§ **Exercise objective**
Reproduce all of the data below without alteration; exclude every picture.

§ **Collected material**
↓↓↓
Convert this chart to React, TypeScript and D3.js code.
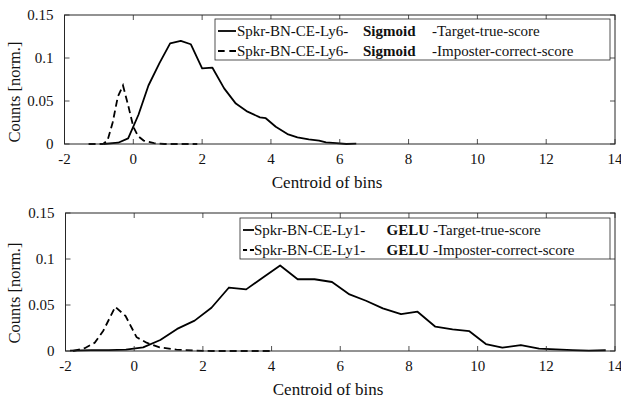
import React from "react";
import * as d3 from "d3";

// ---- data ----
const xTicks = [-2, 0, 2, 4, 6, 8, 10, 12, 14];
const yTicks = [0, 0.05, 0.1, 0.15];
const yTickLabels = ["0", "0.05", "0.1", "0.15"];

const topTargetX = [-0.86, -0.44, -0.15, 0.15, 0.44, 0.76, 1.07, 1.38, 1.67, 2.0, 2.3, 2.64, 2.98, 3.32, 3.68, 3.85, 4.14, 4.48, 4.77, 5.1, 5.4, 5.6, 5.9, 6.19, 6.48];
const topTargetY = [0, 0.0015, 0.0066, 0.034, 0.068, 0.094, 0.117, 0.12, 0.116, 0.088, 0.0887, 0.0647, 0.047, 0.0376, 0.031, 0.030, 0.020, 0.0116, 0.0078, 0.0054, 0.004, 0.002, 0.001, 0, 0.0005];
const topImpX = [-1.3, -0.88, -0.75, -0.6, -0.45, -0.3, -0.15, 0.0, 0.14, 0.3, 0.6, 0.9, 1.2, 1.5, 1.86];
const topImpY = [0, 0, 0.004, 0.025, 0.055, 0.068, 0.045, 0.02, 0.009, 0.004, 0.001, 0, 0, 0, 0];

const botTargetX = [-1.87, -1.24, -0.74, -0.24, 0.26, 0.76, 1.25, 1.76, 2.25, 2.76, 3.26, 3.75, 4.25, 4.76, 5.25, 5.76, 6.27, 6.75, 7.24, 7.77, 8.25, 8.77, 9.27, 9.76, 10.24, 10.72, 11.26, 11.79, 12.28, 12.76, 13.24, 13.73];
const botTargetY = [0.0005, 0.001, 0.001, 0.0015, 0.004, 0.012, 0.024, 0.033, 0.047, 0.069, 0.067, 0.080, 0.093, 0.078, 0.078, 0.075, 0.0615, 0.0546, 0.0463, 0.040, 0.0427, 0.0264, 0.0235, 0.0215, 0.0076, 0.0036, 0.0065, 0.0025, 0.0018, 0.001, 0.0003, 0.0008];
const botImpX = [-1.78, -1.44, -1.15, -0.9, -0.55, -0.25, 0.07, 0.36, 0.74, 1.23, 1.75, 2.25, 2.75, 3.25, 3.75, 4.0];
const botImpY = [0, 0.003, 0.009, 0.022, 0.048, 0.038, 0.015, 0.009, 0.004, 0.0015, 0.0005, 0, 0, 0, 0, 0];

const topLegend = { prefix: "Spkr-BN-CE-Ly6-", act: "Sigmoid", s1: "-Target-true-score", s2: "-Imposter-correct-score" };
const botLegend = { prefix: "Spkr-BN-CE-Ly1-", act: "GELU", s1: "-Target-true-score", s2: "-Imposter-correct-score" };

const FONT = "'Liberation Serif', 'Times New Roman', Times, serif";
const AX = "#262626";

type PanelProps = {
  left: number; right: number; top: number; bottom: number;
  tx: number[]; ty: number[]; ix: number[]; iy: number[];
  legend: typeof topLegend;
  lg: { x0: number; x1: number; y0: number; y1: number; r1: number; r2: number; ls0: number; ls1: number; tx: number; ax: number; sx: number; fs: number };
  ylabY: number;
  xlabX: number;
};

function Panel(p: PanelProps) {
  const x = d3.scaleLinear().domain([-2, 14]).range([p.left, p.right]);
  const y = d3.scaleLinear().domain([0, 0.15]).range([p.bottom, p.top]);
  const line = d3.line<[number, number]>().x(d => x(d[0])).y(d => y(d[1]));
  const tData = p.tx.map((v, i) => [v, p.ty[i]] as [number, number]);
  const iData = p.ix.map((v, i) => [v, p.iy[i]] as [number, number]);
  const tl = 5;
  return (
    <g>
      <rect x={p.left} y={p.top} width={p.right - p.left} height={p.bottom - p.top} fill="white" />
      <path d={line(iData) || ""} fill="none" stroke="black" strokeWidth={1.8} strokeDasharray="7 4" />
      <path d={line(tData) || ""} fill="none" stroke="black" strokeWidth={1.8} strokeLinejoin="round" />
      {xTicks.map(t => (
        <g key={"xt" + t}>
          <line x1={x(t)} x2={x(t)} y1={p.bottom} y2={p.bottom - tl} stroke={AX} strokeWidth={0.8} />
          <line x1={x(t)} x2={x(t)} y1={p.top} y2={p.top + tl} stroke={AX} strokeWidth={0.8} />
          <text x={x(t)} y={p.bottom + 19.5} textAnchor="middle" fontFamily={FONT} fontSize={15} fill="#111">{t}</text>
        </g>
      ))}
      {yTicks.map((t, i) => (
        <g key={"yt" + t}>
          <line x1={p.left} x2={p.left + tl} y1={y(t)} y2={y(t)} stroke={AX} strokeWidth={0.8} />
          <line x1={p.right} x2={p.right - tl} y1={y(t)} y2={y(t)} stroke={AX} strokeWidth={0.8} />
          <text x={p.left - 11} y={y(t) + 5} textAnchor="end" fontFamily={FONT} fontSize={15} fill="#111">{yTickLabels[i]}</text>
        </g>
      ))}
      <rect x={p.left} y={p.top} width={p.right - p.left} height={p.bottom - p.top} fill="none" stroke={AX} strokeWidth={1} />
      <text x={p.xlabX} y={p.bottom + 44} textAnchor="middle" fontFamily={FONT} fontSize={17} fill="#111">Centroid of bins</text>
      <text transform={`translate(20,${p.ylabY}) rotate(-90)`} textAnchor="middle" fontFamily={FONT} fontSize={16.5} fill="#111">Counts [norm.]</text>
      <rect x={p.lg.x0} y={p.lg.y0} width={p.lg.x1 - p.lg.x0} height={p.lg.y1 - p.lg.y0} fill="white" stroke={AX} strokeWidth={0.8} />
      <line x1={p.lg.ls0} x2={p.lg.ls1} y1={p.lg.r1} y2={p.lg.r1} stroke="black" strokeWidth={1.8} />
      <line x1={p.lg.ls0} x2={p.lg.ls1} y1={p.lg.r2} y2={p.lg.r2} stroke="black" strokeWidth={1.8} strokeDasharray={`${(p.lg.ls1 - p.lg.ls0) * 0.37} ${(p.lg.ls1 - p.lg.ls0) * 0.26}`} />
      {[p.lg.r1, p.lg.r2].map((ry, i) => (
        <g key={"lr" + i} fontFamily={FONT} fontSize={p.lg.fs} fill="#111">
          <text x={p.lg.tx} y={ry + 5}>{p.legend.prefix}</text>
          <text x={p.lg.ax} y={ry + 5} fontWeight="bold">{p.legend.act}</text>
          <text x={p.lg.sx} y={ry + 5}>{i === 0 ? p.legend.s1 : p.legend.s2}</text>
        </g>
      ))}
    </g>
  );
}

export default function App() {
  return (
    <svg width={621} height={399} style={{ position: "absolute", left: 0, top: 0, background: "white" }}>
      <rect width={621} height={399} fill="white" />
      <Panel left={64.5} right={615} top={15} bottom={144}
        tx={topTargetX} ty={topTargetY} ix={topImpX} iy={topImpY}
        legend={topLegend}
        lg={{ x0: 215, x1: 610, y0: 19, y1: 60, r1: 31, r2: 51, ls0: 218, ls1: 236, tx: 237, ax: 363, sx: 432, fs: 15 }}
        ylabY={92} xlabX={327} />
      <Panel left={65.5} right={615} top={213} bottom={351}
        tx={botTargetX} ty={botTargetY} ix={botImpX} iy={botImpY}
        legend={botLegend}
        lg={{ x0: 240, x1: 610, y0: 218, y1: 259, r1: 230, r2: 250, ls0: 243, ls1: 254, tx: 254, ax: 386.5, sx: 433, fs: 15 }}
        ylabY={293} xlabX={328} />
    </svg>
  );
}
↑↑↑
§ **Exercise result**
Convert this chart to React, TypeScript and D3.js code.
import React from "react";
import * as d3 from "d3";

// ---- data ----
const xTicks = [-2, 0, 2, 4, 6, 8, 10, 12, 14];
const yTicks = [0, 0.05, 0.1, 0.15];
const yTickLabels = ["0", "0.05", "0.1", "0.15"];

const topTargetX = [-0.86, -0.44, -0.15, 0.15, 0.44, 0.76, 1.07, 1.38, 1.67, 2.0, 2.3, 2.64, 2.98, 3.32, 3.68, 3.85, 4.14, 4.48, 4.77, 5.1, 5.4, 5.6, 5.9, 6.19, 6.48];
const topTargetY = [0, 0.0015, 0.0066, 0.034, 0.068, 0.094, 0.117, 0.12, 0.116, 0.088, 0.0887, 0.0647, 0.047, 0.0376, 0.031, 0.030, 0.020, 0.0116, 0.0078, 0.0054, 0.004, 0.002, 0.001, 0, 0.0005];
const topImpX = [-1.3, -0.88, -0.75, -0.6, -0.45, -0.3, -0.15, 0.0, 0.14, 0.3, 0.6, 0.9, 1.2, 1.5, 1.86];
const topImpY = [0, 0, 0.004, 0.025, 0.055, 0.068, 0.045, 0.02, 0.009, 0.004, 0.001, 0, 0, 0, 0];

const botTargetX = [-1.87, -1.24, -0.74, -0.24, 0.26, 0.76, 1.25, 1.76, 2.25, 2.76, 3.26, 3.75, 4.25, 4.76, 5.25, 5.76, 6.27, 6.75, 7.24, 7.77, 8.25, 8.77, 9.27, 9.76, 10.24, 10.72, 11.26, 11.79, 12.28, 12.76, 13.24, 13.73];
const botTargetY = [0.0005, 0.001, 0.001, 0.0015, 0.004, 0.012, 0.024, 0.033, 0.047, 0.069, 0.067, 0.080, 0.093, 0.078, 0.078, 0.075, 0.0615, 0.0546, 0.0463, 0.040, 0.0427, 0.0264, 0.0235, 0.0215, 0.0076, 0.0036, 0.0065, 0.0025, 0.0018, 0.001, 0.0003, 0.0008];
const botImpX = [-1.78, -1.44, -1.15, -0.9, -0.55, -0.25, 0.07, 0.36, 0.74, 1.23, 1.75, 2.25, 2.75, 3.25, 3.75, 4.0];
const botImpY = [0, 0.003, 0.009, 0.022, 0.048, 0.038, 0.015, 0.009, 0.004, 0.0015, 0.0005, 0, 0, 0, 0, 0];

const topLegend = { prefix: "Spkr-BN-CE-Ly6-", act: "Sigmoid", s1: "-Target-true-score", s2: "-Imposter-correct-score" };
const botLegend = { prefix: "Spkr-BN-CE-Ly1-", act: "GELU", s1: "-Target-true-score", s2: "-Imposter-correct-score" };

const FONT = "'Liberation Serif', 'Times New Roman', Times, serif";
const AX = "#262626";

type PanelProps = {
  left: number; right: number; top: number; bottom: number;
  tx: number[]; ty: number[]; ix: number[]; iy: number[];
  legend: typeof topLegend;
  lg: { x0: number; x1: number; y0: number; y1: number; r1: number; r2: number; ls0: number; ls1: number; tx: number; ax: number; sx: number; fs: number };
  ylabY: number;
  xlabX: number;
};

function Panel(p: PanelProps) {
  const x = d3.scaleLinear().domain([-2, 14]).range([p.left, p.right]);
  const y = d3.scaleLinear().domain([0, 0.15]).range([p.bottom, p.top]);
  const line = d3.line<[number, number]>().x(d => x(d[0])).y(d => y(d[1]));
  const tData = p.tx.map((v, i) => [v, p.ty[i]] as [number, number]);
  const iData = p.ix.map((v, i) => [v, p.iy[i]] as [number, number]);
  const tl = 5;
  return (
    <g>
      <rect x={p.left} y={p.top} width={p.right - p.left} height={p.bottom - p.top} fill="white" />
      <path d={line(iData) || ""} fill="none" stroke="black" strokeWidth={1.8} strokeDasharray="7 4" />
      <path d={line(tData) || ""} fill="none" stroke="black" strokeWidth={1.8} strokeLinejoin="round" />
      {xTicks.map(t => (
        <g key={"xt" + t}>
          <line x1={x(t)} x2={x(t)} y1={p.bottom} y2={p.bottom - tl} stroke={AX} strokeWidth={0.8} />
          <line x1={x(t)} x2={x(t)} y1={p.top} y2={p.top + tl} stroke={AX} strokeWidth={0.8} />
          <text x={x(t)} y={p.bottom + 19.5} textAnchor="middle" fontFamily={FONT} fontSize={15} fill="#111">{t}</text>
        </g>
      ))}
      {yTicks.map((t, i) => (
        <g key={"yt" + t}>
          <line x1={p.left} x2={p.left + tl} y1={y(t)} y2={y(t)} stroke={AX} strokeWidth={0.8} />
          <line x1={p.right} x2={p.right - tl} y1={y(t)} y2={y(t)} stroke={AX} strokeWidth={0.8} />
          <text x={p.left - 11} y={y(t) + 5} textAnchor="end" fontFamily={FONT} fontSize={15} fill="#111">{yTickLabels[i]}</text>
        </g>
      ))}
      <rect x={p.left} y={p.top} width={p.right - p.left} height={p.bottom - p.top} fill="none" stroke={AX} strokeWidth={1} />
      <text x={p.xlabX} y={p.bottom + 44} textAnchor="middle" fontFamily={FONT} fontSize={17} fill="#111">Centroid of bins</text>
      <text transform={`translate(20,${p.ylabY}) rotate(-90)`} textAnchor="middle" fontFamily={FONT} fontSize={16.5} fill="#111">Counts [norm.]</text>
      <rect x={p.lg.x0} y={p.lg.y0} width={p.lg.x1 - p.lg.x0} height={p.lg.y1 - p.lg.y0} fill="white" stroke={AX} strokeWidth={0.8} />
      <line x1={p.lg.ls0} x2={p.lg.ls1} y1={p.lg.r1} y2={p.lg.r1} stroke="black" strokeWidth={1.8} />
      <line x1={p.lg.ls0} x2={p.lg.ls1} y1={p.lg.r2} y2={p.lg.r2} stroke="black" strokeWidth={1.8} strokeDasharray={`${(p.lg.ls1 - p.lg.ls0) * 0.37} ${(p.lg.ls1 - p.lg.ls0) * 0.26}`} />
      {[p.lg.r1, p.lg.r2].map((ry, i) => (
        <g key={"lr" + i} fontFamily={FONT} fontSize={p.lg.fs} fill="#111">
          <text x={p.lg.tx} y={ry + 5}>{p.legend.prefix}</text>
          <text x={p.lg.ax} y={ry + 5} fontWeight="bold">{p.legend.act}</text>
          <text x={p.lg.sx} y={ry + 5}>{i === 0 ? p.legend.s1 : p.legend.s2}</text>
        </g>
      ))}
    </g>
  );
}

export default function App() {
  return (
    <svg width={621} height={399} style={{ position: "absolute", left: 0, top: 0, background: "white" }}>
      <rect width={621} height={399} fill="white" />
      <Panel left={64.5} right={615} top={15} bottom={144}
        tx={topTargetX} ty={topTargetY} ix={topImpX} iy={topImpY}
        legend={topLegend}
        lg={{ x0: 215, x1: 610, y0: 19, y1: 60, r1: 31, r2: 51, ls0: 218, ls1: 236, tx: 237, ax: 363, sx: 432, fs: 15 }}
        ylabY={92} xlabX={327} />
      <Panel left={65.5} right={615} top={213} bottom={351}
        tx={botTargetX} ty={botTargetY} ix={botImpX} iy={botImpY}
        legend={botLegend}
        lg={{ x0: 240, x1: 610, y0: 218, y1: 259, r1: 230, r2: 250, ls0: 243, ls1: 254, tx: 254, ax: 386.5, sx: 433, fs: 15 }}
        ylabY={293} xlabX={328} />
    </svg>
  );
}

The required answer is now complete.